The structure of h-backbones varies from network to network, and because of this complexity we have not attempted to provide a mathematical proof for the h-backbone, which limits our efforts, but recent research28 has demonstrated the relation between the h-index and the coreness. The h-backbone combines the structural importance of the h-bridge with the functional importance of the h-strength, and thus it retains both structural and functional core interactions.

Conclusion

We have introduced a method of finding the h-backbone, which is a core structure in weighted networks. This core network structure of edges and adjacent nodes is important both structurally and functionally, and our method can be used to simplify complex weighted networks. Because the h-backbone integrates core edges with adjacent nodes, the important information of the weighted network is retained. Unlike previous backbones, the h-backbone is a unique core network structure.

The h-backbone methodology can be generalized to other weighted networks. Currently, our case study addresses only undirected weighted information networks, leaving directed weighted and heterogeneous and multilayer weighted networks29 for future research. Dynamic issues are also left for future study.

Method

A network (graph) consists of nodes (vertices) and edges (links)30,31. When nodes and edges represent information-related and society-related objects, we designate the two systems information and social networks, respectively.

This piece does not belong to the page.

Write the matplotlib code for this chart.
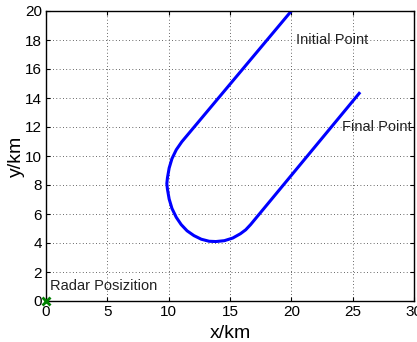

Theoretically, betweenness centrality is a measure of centrality in a graph based on shortest paths. There are node betweenness and edge betweenness, and we focus on edge betweenness because its centrality quantifies the number of times an edge acts as a bridge in the shortest path between two nodes. Introduced by Linton Freeman27, the betweenness centrality of a node is the number of these shortest paths that pass through it. The edge betweenness of an edge can be similarly defined28.

In a given network, the edge betweenness of an edge v in a network G = (V,E) is defined

$$eb(v)=\sum _{s\ne v\ne t}\frac{{\sigma }_{st}(v)}{{\sigma }_{st}},$$
(2)

where σst is the total number of shortest paths from node s to node t and σst (v) is the number of those paths that pass through edge v.

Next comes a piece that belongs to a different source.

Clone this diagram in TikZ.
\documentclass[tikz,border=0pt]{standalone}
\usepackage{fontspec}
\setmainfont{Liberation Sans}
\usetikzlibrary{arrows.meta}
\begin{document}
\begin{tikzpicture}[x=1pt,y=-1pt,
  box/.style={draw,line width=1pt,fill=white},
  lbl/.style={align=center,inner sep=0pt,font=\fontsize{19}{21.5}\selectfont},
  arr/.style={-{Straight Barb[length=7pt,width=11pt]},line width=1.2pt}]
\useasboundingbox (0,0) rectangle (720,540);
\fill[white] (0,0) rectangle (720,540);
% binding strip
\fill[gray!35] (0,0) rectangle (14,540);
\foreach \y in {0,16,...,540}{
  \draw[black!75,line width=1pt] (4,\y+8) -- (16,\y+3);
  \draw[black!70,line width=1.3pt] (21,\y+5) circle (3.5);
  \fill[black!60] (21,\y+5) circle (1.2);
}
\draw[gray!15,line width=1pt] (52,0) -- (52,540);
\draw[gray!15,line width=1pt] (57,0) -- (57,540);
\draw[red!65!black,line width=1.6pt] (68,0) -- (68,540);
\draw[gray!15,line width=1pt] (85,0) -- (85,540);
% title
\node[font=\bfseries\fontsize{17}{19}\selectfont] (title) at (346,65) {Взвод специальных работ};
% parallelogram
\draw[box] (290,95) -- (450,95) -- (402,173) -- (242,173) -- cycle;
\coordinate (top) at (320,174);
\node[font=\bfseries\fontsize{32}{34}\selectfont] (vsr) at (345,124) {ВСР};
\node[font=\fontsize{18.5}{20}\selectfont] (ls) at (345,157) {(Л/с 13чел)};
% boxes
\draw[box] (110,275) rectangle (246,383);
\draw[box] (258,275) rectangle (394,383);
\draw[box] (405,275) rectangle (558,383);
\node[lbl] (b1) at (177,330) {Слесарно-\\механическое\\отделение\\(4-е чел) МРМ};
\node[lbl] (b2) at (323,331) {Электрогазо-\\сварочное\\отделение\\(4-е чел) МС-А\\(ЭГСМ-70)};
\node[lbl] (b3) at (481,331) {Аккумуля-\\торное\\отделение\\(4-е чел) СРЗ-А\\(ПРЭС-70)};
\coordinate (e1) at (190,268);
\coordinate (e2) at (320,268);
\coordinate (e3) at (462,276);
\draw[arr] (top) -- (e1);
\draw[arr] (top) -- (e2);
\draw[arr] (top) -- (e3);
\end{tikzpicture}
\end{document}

Edge betweenness quantifies the structural importance of a network edge. The edge with a higher edge betweenness often acts as a bridge to transmit information. Note, by definition, in a network of N nodes, the maximum edge betweenness of a given edge is N × (N-1), i.e., the greater the number of nodes in a network, the larger the edge betweenness of most of the edges. Thus we introduce a new measurement, the bridge, which we obtain by dividing the edge betweenness with the number of all nodes N,

$$b(v)=\frac{eb(v)}{N}.$$
(3)

After we calculate the bridge for all edges, we rank them using an h-index approach.

Definition 1. h-bridge

The h-bridge (hb) of a network is equal to hb, if hb is the largest natural number such that there are hb links, each with bridge at least equal to hb in the network.

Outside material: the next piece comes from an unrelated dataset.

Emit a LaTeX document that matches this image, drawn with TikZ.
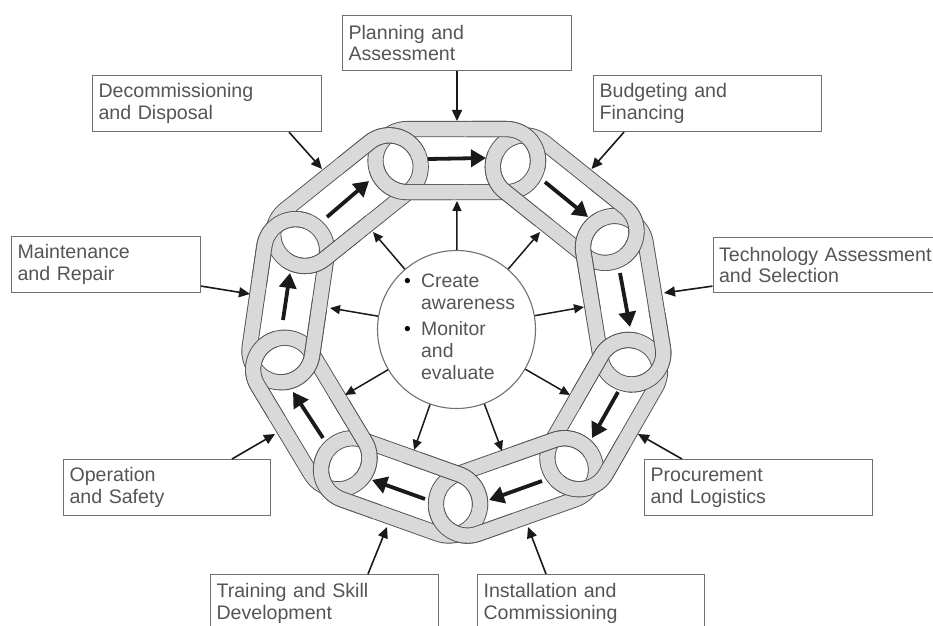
\documentclass[tikz,border=0pt]{standalone}
\usepackage{fontspec}
\setmainfont{Liberation Sans}
\usetikzlibrary{calc,arrows.meta}
\definecolor{linkgray}{HTML}{D9D9D9}
\definecolor{linkline}{HTML}{505050}
\definecolor{boxline}{HTML}{707070}
\definecolor{labeltext}{HTML}{555555}
\definecolor{arrowink}{HTML}{1A1A1A}
\tikzset{
  x=1pt,y=1pt,
  labelbox/.style 2 args={draw=boxline,line width=1.1pt,anchor=north west,minimum width=#1 pt,minimum height=#2 pt,
    inner xsep=6pt,inner ysep=0pt,text width=#1 pt-12pt,align=left,text=labeltext,
    font=\fontsize{19.6}{21.5}\selectfont},
  linkdark/.style={draw=linkline,line width=16.2pt},
  linkfill/.style={draw=linkgray,line width=14.4pt},
  hubcircle/.style={circle,draw=boxline,line width=1.1pt,fill=white,minimum size=158pt,inner sep=0pt},
  hubtext/.style={anchor=north west,inner sep=0pt,align=left,text=labeltext,font=\fontsize{19.4}{22}\selectfont},
  chainarrow/.style={draw=arrowink,line width=3.8pt,-{Triangle[length=15pt,width=17pt]}},
  spoke/.style={draw=arrowink,line width=1.5pt,-{Triangle[length=10pt,width=9pt]}},
  feeder/.style={draw=arrowink,line width=1.6pt,-{Triangle[length=11pt,width=10pt]}},
}
\newcommand\cc[3]{\coordinate (#1) at (#2,625-#3);}
\newcommand\linkstroke[3]{%
  \draw[#3] let \p1=(#1),\p2=(#2),\n1={atan2(\y2-\y1,\x2-\x1)} in
    ($(#1)!10pt!(#2)+(\n1+90:31.5pt)$) --
    ($(#2)!10pt!(#1)+(\n1+90:31.5pt)$) arc[start angle=\n1+90,end angle=\n1-90,radius=31.5pt] --
    ($(#1)!10pt!(#2)+(\n1-90:31.5pt)$) arc[start angle=\n1-90,end angle=\n1-270,radius=31.5pt] -- cycle;}
% half-plane pieces on the hub side (#2=45) or the far side (#2=135) of a ring
\newcommand\halfclip[4]{% base point, far angle, side length, diagonal
  \clip ($(#1)!#3!90:(hub)$) -- ($(#1)!#4!#2:(hub)$) -- ($(#1)!#4!-#2:(hub)$) -- ($(#1)!#3!-90:(hub)$) -- cycle;}
\begin{document}
\begin{tikzpicture}
\useasboundingbox (0,0) rectangle (933,625);
\clip (0,0) rectangle (933,625);
\fill[white] (0,0) rectangle (933,625);
\cc{hub}{456.5}{329.5}
\cc{r1}{397}{160.6}\cc{r2}{516.5}{160.6}\cc{r3}{612.9}{237.6}\cc{r4}{633.4}{362.8}\cc{r5}{573.9}{466.4}
\cc{r6}{458}{507.4}\cc{r7}{343.1}{466.4}\cc{r8}{279.5}{360.7}\cc{r9}{297}{240.7}
% chain
\foreach \la/\lb in {r1/r2,r2/r3,r3/r4,r4/r5,r5/r6,r6/r7,r7/r8,r8/r9,r9/r1}{%
  \linkstroke{\la}{\lb}{linkdark}\linkstroke{\la}{\lb}{linkfill}}
\foreach \rp/\rc/\rn in {r9/r1/r2,r1/r2/r3,r2/r3/r4,r3/r4/r5,r4/r5/r6,r5/r6/r7,r6/r7/r8,r7/r8/r9,r8/r9/r1}{
  \coordinate (inbase) at ($(\rc)!-2pt!(hub)$);
  \coordinate (outbase) at ($(\rc)!2pt!(hub)$);
  \begin{scope}\halfclip{\rc}{45}{55pt}{78pt}\linkstroke{\rc}{\rn}{linkdark}\end{scope}
  \begin{scope}\halfclip{inbase}{45}{58pt}{82pt}\linkstroke{\rc}{\rn}{linkfill}\end{scope}
  \begin{scope}\halfclip{\rc}{135}{55pt}{78pt}\linkstroke{\rp}{\rc}{linkdark}\end{scope}
  \begin{scope}\halfclip{outbase}{135}{58pt}{82pt}\linkstroke{\rp}{\rc}{linkfill}\end{scope}
}
% hub
\node[hubcircle] (centre) at (456.5,625-329.5) {};
\node[hubtext] (centretext) at (402,625-274) {\makebox[19pt][l]{\hspace{2pt}\textcolor{black}{\textbullet}}Create\\[0pt]\hspace{19pt}awareness\\[4pt]\makebox[19pt][l]{\hspace{2pt}\textcolor{black}{\textbullet}}Monitor\\\hspace{19pt}and\\\hspace{19pt}evaluate};
% boxes
\node[labelbox={229}{56}] (decom) at (92,625-75) {Decommissioning\\and Disposal};
\node[labelbox={189}{56}] (maint) at (11,625-236) {Maintenance\\and Repair};
\node[labelbox={229}{55}] (plan) at (342,625-15) {Planning and\\Assessment};
\node[labelbox={228}{56}] (budget) at (593,625-75) {Budgeting and\\Financing};
\node[labelbox={221}{55}] (tech) at (712.5,625-237) {\mbox{Technology Assessment}\\and Selection};
\node[labelbox={207}{56}] (oper) at (63,625-459) {Operation\\and Safety};
\node[labelbox={228}{56}] (proc) at (644,625-459) {Procurement\\and Logistics};
\node[labelbox={228}{58}] (train) at (210,625-574) {Training and Skill\\Development};
\node[labelbox={227}{58}] (inst) at (477,625-574) {Installation and\\Commissioning};
% feeder arrows
\cc{fplan}{457}{121}\cc{fbudget}{591.5}{169}\cc{ftech}{664}{293}\cc{fproc}{638}{434}
\cc{finst}{528}{527}\cc{ftrain}{387}{527}\cc{foper}{275}{434}\cc{fmaint}{250}{294}\cc{fdecom}{322}{169}
\draw[feeder] ([xshift=115pt]plan.south west) -- (fplan);
\draw[feeder] ([xshift=31pt]budget.south west) -- (fbudget);
\draw[feeder] ([yshift=7pt]tech.south west) -- (ftech);
\draw[feeder] ([xshift=38pt]proc.north west) -- (fproc);
\draw[feeder] ([xshift=69pt]inst.north west) -- (finst);
\draw[feeder] ([xshift=158pt]train.north west) -- (ftrain);
\draw[feeder] ([xshift=169pt]oper.north west) -- (foper);
\draw[feeder] ([yshift=7pt]maint.south east) -- (fmaint);
\draw[feeder] ([xshift=197pt]decom.south west) -- (fdecom);
% spokes
\cc{s1}{457}{201}\cc{s2}{540}{232}\cc{s3}{584}{307}\cc{s4}{570}{395}\cc{s5}{502}{451}
\cc{s6}{414}{450}\cc{s7}{345}{395}\cc{s8}{330}{308}\cc{s9}{373}{232}
\foreach \sp in {s1,s2,s3,s4,s5,s6,s7,s8,s9}{\draw[spoke] (centre) -- (\sp);}
% arrows inside the links
\cc{a1}{428}{159}\cc{b1}{486}{158}
\cc{a2}{545}{182}\cc{b2}{588}{217}
\cc{a3}{620}{273}\cc{b3}{630}{327}
\cc{a4}{618}{392}\cc{b4}{592}{438}
\cc{a5}{542}{481}\cc{b5}{489}{500}
\cc{a6}{425}{499}\cc{b6}{372}{480}
\cc{a7}{323}{438}\cc{b7}{293}{392}
\cc{a8}{283}{320}\cc{b8}{290}{273}
\cc{a9}{327}{217}\cc{b9}{369}{181}
\foreach \ix in {1,...,9}{\draw[chainarrow] (a\ix) -- (b\ix);}
\end{tikzpicture}
\end{document}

We also define h-strength20.

Definition 2. h-strength

The h-strength (hs) of a network is equal to hs, if hs is the largest natural number such that there are hs links, each with strength at least equal to hs in the network.

Because the h-bridge quantifies the structurally important edges connecting the network, and the h-strength characterizes the core edges of a network in terms of link strengths, we can obtain the core backbone structure by combining them.

Definition 3. The h-backbone

An h-backbone of a network is a core sub-network consisting of all edges with strengths larger than or equal to the h-bridge or the h-strength in the network, together with their adjacent nodes.

In a weighted network the algorithm for extracting the h-backbone has three steps (Fig. 5).

Figure 5
figure 5

Extracting the h-backbone in a weighted network (The pentagram at the edge indicates that this edge is preserved in the step).

Step 1: Find the edges with a bridge higher than or equal to the h-bridge;

Step 2: Find the edges with a weight higher than or equal to the h-strength;

Step 3: Identify the h-backbone by merging the edges of Step 1 and 2 and adding their adjacent nodes.